2016 Was A Banner Year

As we near the end of 2016 we reflect on what a great year it has been at The Mill at Plein Air.  Clearly the highlight was the opening of The Chapel.  We explored the idea of building a chapel on-site for over a year.  Once we made the decision to build --  it was a sprint to the finish.  Believe it or not the size of the chapel was determined once we found the 32 maple pews in a Baptist Church in Virginia.  (We needed to make sure they would fit.)  After the size was determined we set about to find authentic, salvaged church materials and artifacts.  We scored when we found 8 huge stained glass windows from a Lutheran Church in Pennsylvania.  Then we picked up a dozen classical hanging church pendants from that once lived in a east Tennessee church.  The floors came from a warehouse in Charleston, SC.  Local artisan Obie Clark built the alter.  We held our first wedding in the chapel in early April and have been blessed to host two dozen more since.  

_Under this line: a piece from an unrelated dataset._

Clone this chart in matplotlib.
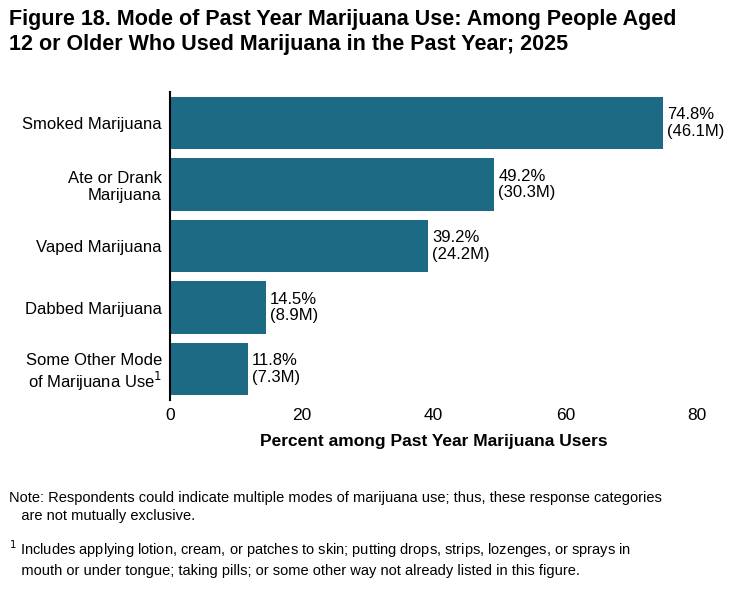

Families of wedding parties have found the ease of getting married in the chapel, then walking directly across the street to The Mill for the reception to be a very attractive option.  Further, the ability for the wedding party and families to stay at Plein Air, (we've got almost 20 bedrooms for rent), adds to the elegant weekend.  

A new restaurant, (named Grit), opened in the Plein Air neighborhood in June.  A number of families have chosen to hold their rehearsal dinner in the hip, new 80-person restaurant.  Larger groups have moved into the dining room in The Mill.  

This is the first year our vision for a turnkey experience has really started to take shape.  We intend to add to the offering and deliver an even more seamless experience.  We thank those of you that have entrusted us to host your most special day.  We never take it for granted and our goal is to exceed our guest's expectations one wedding at a time.  Happy Holidays!

The Getaway

Since we host dozens of weddings a year we get the privilege of witnessing LOTS of interesting occurrences. Personally, I'm fascinated with the getaway. The getaway offers photographers the "money shot." The one you always see with bride and groom holding hands, rice cascading down on their heads, sprinklers lining both sides, maybe confetti in the air.

The most famous wedding shot in history is JFK, Jr and his new bride leaving the tiny chapel on Cumberland Island hand in hand. The getaway shot is the most romanticized and remembered moment of the evening. This shot and cutting the cake are the two traditional shots everyone remembers from the wedding album.

The car is critical. We've had Rolls Royce Limos, vintage Mercedes coupes, several Mustang convertibles, a horse-drawn carriage, a cop car with siren blaring, (groom was a cop), traditional limos, a motorcycle, and just about everything in between. We have not had a tractor. I want a tractor.  

Frequently the car doesn't run very well and the newlyweds do a victory lap around Plein Air only to jump into a brand new Lexus around the corner. Again -- it's about the photo, not the ride to the Memphis airport.  

One new phenomenon is the "fake leave."  You want a big crowd there for the getaway. So, to ensure a crowd, the bride and groom will sometimes stage the leave early in the evening for the photo op.  Remember - it's the photo that matters. After pulling rice or confetti from their hair they may reappear and dance the night away film safely tucked away.

There is no right or wrong way to do it. The getaway is as personal as the wedding dress. To each their own. As long as they are having fun!

The Chapel - Six Months In

It has been six months since The Chapel at Plein Air debuted and by all measures it has been a big success. What started as an idea to move weddings indoors to battle inclement weather has turned into an attraction all its own.  Repeatedly, brides and mothers alike, breath a collective "oh my" when the doors open for the first time.  The chapel is simple.  It is beautiful.  And it reeks of a by-gone era before internet, social media, and the Kardashians.

Since early April we've hosted about fifteen weddings in the chapel. We've found that it can comfortably seat around 250. Uncomfortably around 280.  The acoustics are wonderful; this happened naturally as we didn't do a thing to plan it or create a sound friendly environment. The first minister announced, "there is no need for amplification. The sound in here is perfect."  

All of the materials used had a prior life in another church or building. The one exception is the air conditioning. Vintage 2016 model. 10 tons of it. Pack 260 people in there on an August afternoon in Mississippi and we need all we can get. We're happy to report it works and works well.  

Photographers love the chapel for the setting it creates. The sun streaks through the west windows at a 45 degree angle at sunset creating long, yellow pools of light throughout the sanctuary. Depending on time of year the angles vary and sharpness fades, but there is no bad light. Outside the chapel is a 40 acre field of tall grass for the perfect backdrop.   

We call it our "new old chapel." So far brides, wedding planners, photographers, and mothers are loving it. Will it stand the test of time?  We think so.  And we invite you to come along for the ride.